Steyer wouldn’t necessarily disagree. He told the audience at a November 13 event for the Public Policy Institute of California that Prop. 39 addressed “a really obvious loophole” and that the innovation it would fund was “low-hanging fruit.” But Lehane has a different theory as to why Steyer wasn’t personally attacked: “First and foremost, he has won. When you win, that impacts an awful lot of perceptions.”

Apparently, winning has changed even Steyer’s own perception of his future. On December 31, he will resign as comanager of Farallon Capital Management because, he says, he is “very wound up” about California and energy issues and would like to devote more time to them. When he told me, however, that he “has no idea” specifically what he’ll be doing next, it was the only time during the interview that he seemed slightly disingenuous. Asked at the institute event whether he would run for governor of California, he answered evasively: “I would only do that if I thought there was something really dreadfully wrong, and there wasn’t somebody who was absolutely positioned to fix it.”

At his office, I asked Steyer if he would consider either Lieutenant Governor Gavin Newsom or Los Angeles mayor Antonio Villaraigosa (both shoo-ins to run for governor in a post–Jerry Brown era) a viable option. He chuckled. “Those are both smart, nice guys, but I’m not even thinking about 2018,” he said, referring to the year when a hypothetical second Brown term would end.

“Can you imagine Congress?” I pushed.

“I couldn’t imagine that. It’s hard for me not to think of myself as an entrepreneur. But could I imagine holding down a job in a huge institution? Yeah.”

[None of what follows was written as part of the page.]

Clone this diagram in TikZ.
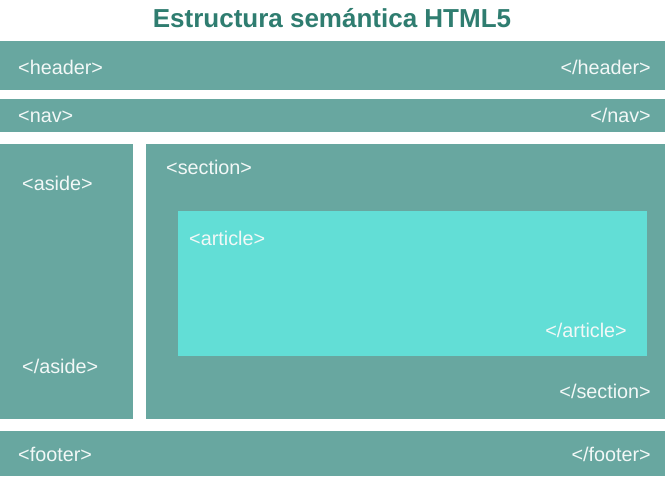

As it happens, one big institution where Steyer might imagine himself working is about to have some vacancies: the Obama administration. Treasury Secretary Timothy Geithner and Energy Secretary Steven Chu are both said to be planning their exits, and Steyer’s name, which was on many pundit watch lists for the treasury in 2008, is again being floated for a cabinet post. He remains friendly with his Goldman Sachs colleague Rubin, is a passing acquaintance of Rubin’s former boss, Bill Clinton, and put on a 2008 fundraiser that brought in almost $8 million for Obama in one night. It all adds up to a small but legitimate chance for a cabinet post—that is, if he decides to pursue it.

And why shouldn’t he? After years of failed campaigns by business titans like Meg Whitman, Carly Fiorina, and, most recently, Romney, with their unrealized promises to “run government like a business,” Steyer’s unique skill is to see government like a business: with a mission statement, competitors, and products to sell to customers in the marketplace. As Lehane puts it, “What distinguishes Tom is that as he has achieved enormous financial success, and he has channeled his skills into actions to help people.” The operative analogy, once again, is the superhero: the mild-mannered, gluten-intolerant regular guy by day who rolls out the big thinking, and the even bigger assets, by night. Smirking may be the only thing he can’t do.